:: GIVEN INFORMATION
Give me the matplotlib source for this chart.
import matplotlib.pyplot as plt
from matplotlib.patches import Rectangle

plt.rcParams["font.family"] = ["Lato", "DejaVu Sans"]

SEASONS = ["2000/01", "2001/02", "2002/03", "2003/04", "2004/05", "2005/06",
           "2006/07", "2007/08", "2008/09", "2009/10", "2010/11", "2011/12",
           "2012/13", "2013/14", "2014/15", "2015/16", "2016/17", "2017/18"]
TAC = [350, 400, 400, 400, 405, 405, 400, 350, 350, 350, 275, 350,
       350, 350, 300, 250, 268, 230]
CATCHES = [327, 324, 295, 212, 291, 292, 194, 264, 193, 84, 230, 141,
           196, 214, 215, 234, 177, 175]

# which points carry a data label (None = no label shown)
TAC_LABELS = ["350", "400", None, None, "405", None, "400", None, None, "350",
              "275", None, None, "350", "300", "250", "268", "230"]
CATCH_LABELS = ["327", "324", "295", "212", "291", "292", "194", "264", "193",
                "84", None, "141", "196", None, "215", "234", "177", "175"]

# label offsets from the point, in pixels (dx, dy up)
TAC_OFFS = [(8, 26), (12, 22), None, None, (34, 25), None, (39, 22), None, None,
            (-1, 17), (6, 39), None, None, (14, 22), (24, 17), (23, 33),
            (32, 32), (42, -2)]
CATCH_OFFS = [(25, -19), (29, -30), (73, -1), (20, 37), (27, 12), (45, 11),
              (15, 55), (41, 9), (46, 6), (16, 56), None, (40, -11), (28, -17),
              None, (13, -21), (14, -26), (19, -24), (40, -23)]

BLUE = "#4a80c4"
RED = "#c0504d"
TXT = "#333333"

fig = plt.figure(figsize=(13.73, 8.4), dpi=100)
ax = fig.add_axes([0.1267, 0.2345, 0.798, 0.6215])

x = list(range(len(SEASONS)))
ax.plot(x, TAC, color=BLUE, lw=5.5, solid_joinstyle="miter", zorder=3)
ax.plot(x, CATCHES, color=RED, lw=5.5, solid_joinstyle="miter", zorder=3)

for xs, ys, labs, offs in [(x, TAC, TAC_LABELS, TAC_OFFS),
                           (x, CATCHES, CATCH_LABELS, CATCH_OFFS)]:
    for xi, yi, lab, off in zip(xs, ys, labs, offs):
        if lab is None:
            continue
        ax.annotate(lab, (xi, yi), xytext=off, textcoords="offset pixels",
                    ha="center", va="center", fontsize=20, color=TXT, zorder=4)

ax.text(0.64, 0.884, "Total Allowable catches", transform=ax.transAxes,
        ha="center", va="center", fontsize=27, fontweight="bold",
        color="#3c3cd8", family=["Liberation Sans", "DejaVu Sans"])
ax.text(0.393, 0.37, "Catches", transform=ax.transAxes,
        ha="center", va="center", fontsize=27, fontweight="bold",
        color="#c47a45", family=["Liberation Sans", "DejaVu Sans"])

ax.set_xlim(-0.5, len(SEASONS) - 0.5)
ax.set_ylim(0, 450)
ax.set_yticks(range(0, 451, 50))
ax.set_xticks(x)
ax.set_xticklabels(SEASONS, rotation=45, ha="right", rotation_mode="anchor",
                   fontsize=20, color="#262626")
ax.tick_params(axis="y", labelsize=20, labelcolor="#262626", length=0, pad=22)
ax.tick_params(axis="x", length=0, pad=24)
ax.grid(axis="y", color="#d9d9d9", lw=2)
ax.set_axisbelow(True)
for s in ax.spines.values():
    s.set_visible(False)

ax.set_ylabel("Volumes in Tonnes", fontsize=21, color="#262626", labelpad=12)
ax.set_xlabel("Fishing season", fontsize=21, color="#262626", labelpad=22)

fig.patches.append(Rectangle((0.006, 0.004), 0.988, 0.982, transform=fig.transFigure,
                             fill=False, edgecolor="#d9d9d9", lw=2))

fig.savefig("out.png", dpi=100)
::::
TASK TO COMPLETE: Extract all of the data exactly as written.

CORRECT OUTPUT:
Give me the matplotlib source for this chart.
import matplotlib.pyplot as plt
from matplotlib.patches import Rectangle

plt.rcParams["font.family"] = ["Lato", "DejaVu Sans"]

SEASONS = ["2000/01", "2001/02", "2002/03", "2003/04", "2004/05", "2005/06",
           "2006/07", "2007/08", "2008/09", "2009/10", "2010/11", "2011/12",
           "2012/13", "2013/14", "2014/15", "2015/16", "2016/17", "2017/18"]
TAC = [350, 400, 400, 400, 405, 405, 400, 350, 350, 350, 275, 350,
       350, 350, 300, 250, 268, 230]
CATCHES = [327, 324, 295, 212, 291, 292, 194, 264, 193, 84, 230, 141,
           196, 214, 215, 234, 177, 175]

# which points carry a data label (None = no label shown)
TAC_LABELS = ["350", "400", None, None, "405", None, "400", None, None, "350",
              "275", None, None, "350", "300", "250", "268", "230"]
CATCH_LABELS = ["327", "324", "295", "212", "291", "292", "194", "264", "193",
                "84", None, "141", "196", None, "215", "234", "177", "175"]

# label offsets from the point, in pixels (dx, dy up)
TAC_OFFS = [(8, 26), (12, 22), None, None, (34, 25), None, (39, 22), None, None,
            (-1, 17), (6, 39), None, None, (14, 22), (24, 17), (23, 33),
            (32, 32), (42, -2)]
CATCH_OFFS = [(25, -19), (29, -30), (73, -1), (20, 37), (27, 12), (45, 11),
              (15, 55), (41, 9), (46, 6), (16, 56), None, (40, -11), (28, -17),
              None, (13, -21), (14, -26), (19, -24), (40, -23)]

BLUE = "#4a80c4"
RED = "#c0504d"
TXT = "#333333"

fig = plt.figure(figsize=(13.73, 8.4), dpi=100)
ax = fig.add_axes([0.1267, 0.2345, 0.798, 0.6215])

x = list(range(len(SEASONS)))
ax.plot(x, TAC, color=BLUE, lw=5.5, solid_joinstyle="miter", zorder=3)
ax.plot(x, CATCHES, color=RED, lw=5.5, solid_joinstyle="miter", zorder=3)

for xs, ys, labs, offs in [(x, TAC, TAC_LABELS, TAC_OFFS),
                           (x, CATCHES, CATCH_LABELS, CATCH_OFFS)]:
    for xi, yi, lab, off in zip(xs, ys, labs, offs):
        if lab is None:
            continue
        ax.annotate(lab, (xi, yi), xytext=off, textcoords="offset pixels",
                    ha="center", va="center", fontsize=20, color=TXT, zorder=4)

ax.text(0.64, 0.884, "Total Allowable catches", transform=ax.transAxes,
        ha="center", va="center", fontsize=27, fontweight="bold",
        color="#3c3cd8", family=["Liberation Sans", "DejaVu Sans"])
ax.text(0.393, 0.37, "Catches", transform=ax.transAxes,
        ha="center", va="center", fontsize=27, fontweight="bold",
        color="#c47a45", family=["Liberation Sans", "DejaVu Sans"])

ax.set_xlim(-0.5, len(SEASONS) - 0.5)
ax.set_ylim(0, 450)
ax.set_yticks(range(0, 451, 50))
ax.set_xticks(x)
ax.set_xticklabels(SEASONS, rotation=45, ha="right", rotation_mode="anchor",
                   fontsize=20, color="#262626")
ax.tick_params(axis="y", labelsize=20, labelcolor="#262626", length=0, pad=22)
ax.tick_params(axis="x", length=0, pad=24)
ax.grid(axis="y", color="#d9d9d9", lw=2)
ax.set_axisbelow(True)
for s in ax.spines.values():
    s.set_visible(False)

ax.set_ylabel("Volumes in Tonnes", fontsize=21, color="#262626", labelpad=12)
ax.set_xlabel("Fishing season", fontsize=21, color="#262626", labelpad=22)

fig.patches.append(Rectangle((0.006, 0.004), 0.988, 0.982, transform=fig.transFigure,
                             fill=False, edgecolor="#d9d9d9", lw=2))

fig.savefig("out.png", dpi=100)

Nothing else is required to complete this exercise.